Parami Energy Group of Companies is a Myanmar-based energy conglomerate active in solar powered electricity generation, Liquefied petroleum gas (LPG) import and distribution, and oil & gas exploration and development.

== History ==
Parami Energy Group of Companies was founded in 2004 by Ken Tun as an engineering service provider. In 2009, Parami partnered India's Punj Lloyd Group in the construction of the landmark 40" x 205 km pipeline connecting the offshore Shwe natural gas field to China, a project that commissioned for operation in July 2013.

In 2012, Parami secured a license to explore and develop Myanmar’s PSC-I onshore oil and gas block with India’s Jubilant Energy. In 2014, it was awarded a license to explore and develop two offshore oil and gas blocks, AD-3 and A5, as minority shareholder with UK-based Ophir Energy and US-based Chevron.

In March 2017, Parami was selected by the Union Ministry of Agriculture, Livestock and Irrigation as the private sector developer and operator of solar-powered electrification projects in rural Magway and Mandalay regions as part of the Myanmar government's National Electrification Program supported by the World Bank.

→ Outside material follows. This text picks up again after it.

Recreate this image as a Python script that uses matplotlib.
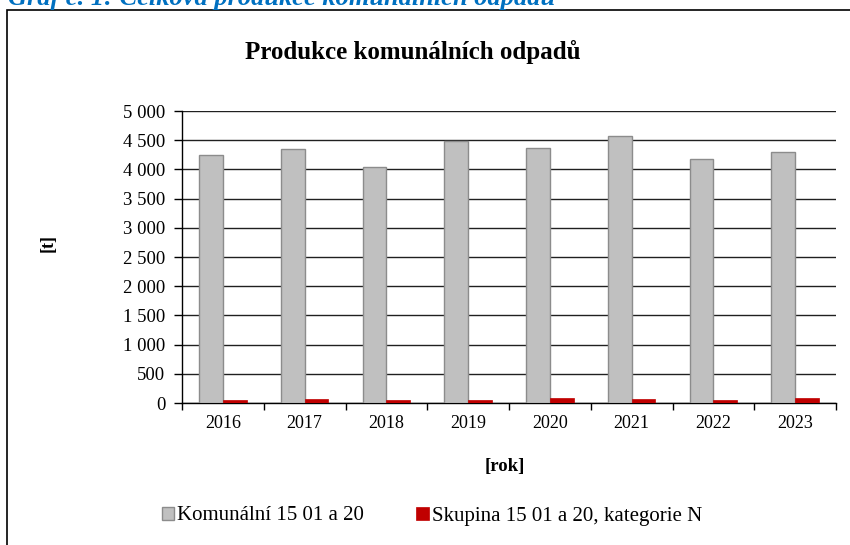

In September 2017, Parami was awarded a contract by the Union Ministry of Electricity and Energy to operate a state-owned LPG import facility.

== Operations ==
The company currently operates two projects. Under its Parami Gas brand, it markets and distributes LPG to commercial and residential customers across Myanmar. Secondly, it operates two solar power projects on Yesagyo Island and in Gyaint Gyi township of Magway and Mandalay regions respectively.